As I continued my reading today I felt an increased excitement in my heart and this is why. I believe with all my heart that Jesus is not ONLY my King, BUT THE KING OVER ALL AND EVERYONE! If a king here on this earth sent me with a message to be delivered and on that message he stamped his seal, I would be traveling with the protection and authority of my king. How much more than, am I protected and given POWER and authority because MY KING has sent me?
"All authority in heaven and on earth has been given to me. Go therefore and make disciples of all nations, baptizing them in the name of the Father and of the Son and of the Holy Spirit, teaching them to observe all that I have commanded you. And behold, I am with you always, to the end of the age." Matthew 28:18-20
Jesus...the One with all authority is sending us out. But there is more to it than that. We are not going out alone. He promises us that The Holy Spirit will give us POWER!!! Here's what amazes me. The disciples know that The Spirit is coming, but they just don't sit around....they pray together and ask. They want it...they need it...they seek the Holy Spirit. They desperately want what Jesus has promised. As I read the words I was struck to my heart and asked myself, "Do I Want What Is Promised?" The people are gathered and praying and when the Spirit comes it rains like a force that demands attention. People are changed and they stand amazed. Peter stands up and preaches and 3000 people come to believe...3000! On a side note I wonder if they put them in small groups or organized a peer mentor-ship system...how in the world do you disciple 3000 people?? (If Peter was alive today I guarantee he would be speaking at every Church Conference in America...Main Session "How To Grow You Church In One Day", Speaker - Peter)
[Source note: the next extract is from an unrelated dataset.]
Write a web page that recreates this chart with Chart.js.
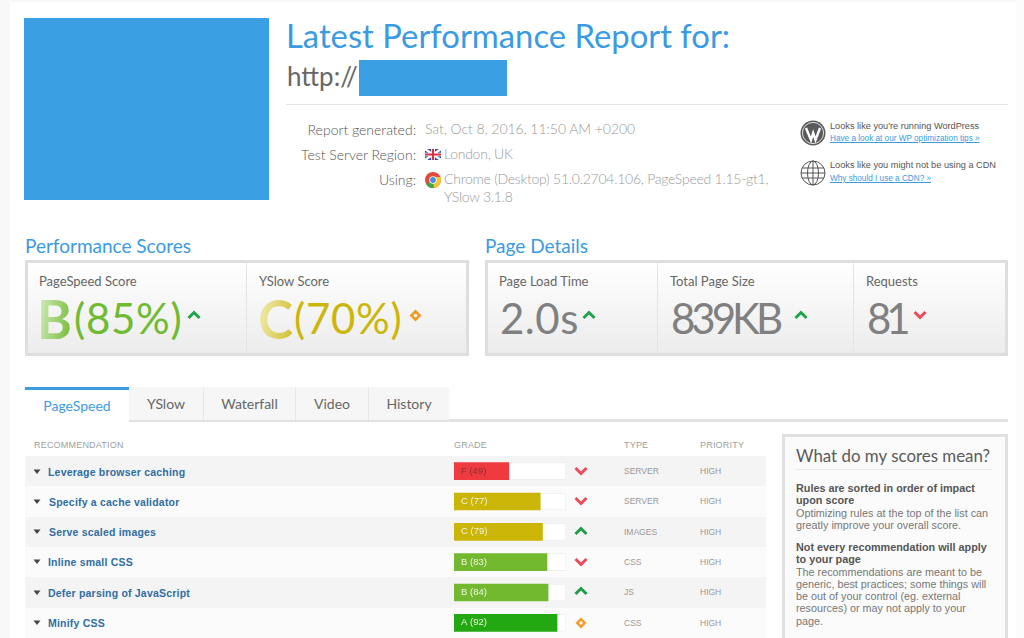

I love the authority and POWER that Peter speaks with. He is so intense that the leaders have to ask him in Acts 4:7 "By what Power or by what name do you do this?" I love that Peters response is not just his words, but the author says that he was filled with The Holy Spirit as he responded to them. I have read the book of Acts many times, but more than ever my eyes are opened to the boldness of the disciples. They CANNOT HELP TO SPEAK ABOUT WHAT THEY SEEN AND HEARD!!! The reality is we talk about the things we love...we cannot help it. Reading those words I was convicted and to repent before God that I have been quiet for too long. My words have not spoken about the things that God has done and what He is doing, and I was ashamed of myself. I wondered why I did not have the boldness I once had. My heart was searching for an answer. My mind was perplexed and confused. My answer was just a few short verses away...
""And now, Lord, look upon their threats and grant to your servants to continue to speak your word with all boldness, while you stretch out your hand to heal, and signs and wonders are performed through the name of your holy servant Jesus." And when they had prayed, the place in which they were gathered together was shaken, and they were all filled with the Holy Spirit and continued to speak the word of God with boldness." Acts 4:29-31
I realized that I have failed to daily seek my God in prayer, and ask once again for The Holy Spirit to give me the boldness that I need. The disciples understood that prayer and asking for the Holy Spirit was not a once time event, but a daily occurrence that they desperately sought after. I was excited as I read their words, and saw the Holy Spirit come upon them again. I was overwhelmed with a sense of peace, knowing that The Holy Spirit is the daily source of strength and POWER. I am learning what it means to be constantly dependent on The Holy Spirit, and I am eager for each new morning that I am allowed the opportunity to seek Him. This challenge is captivating my intellect, energizing my heart and stirring my affection for Christ, and I am so much more aware of His grandeur.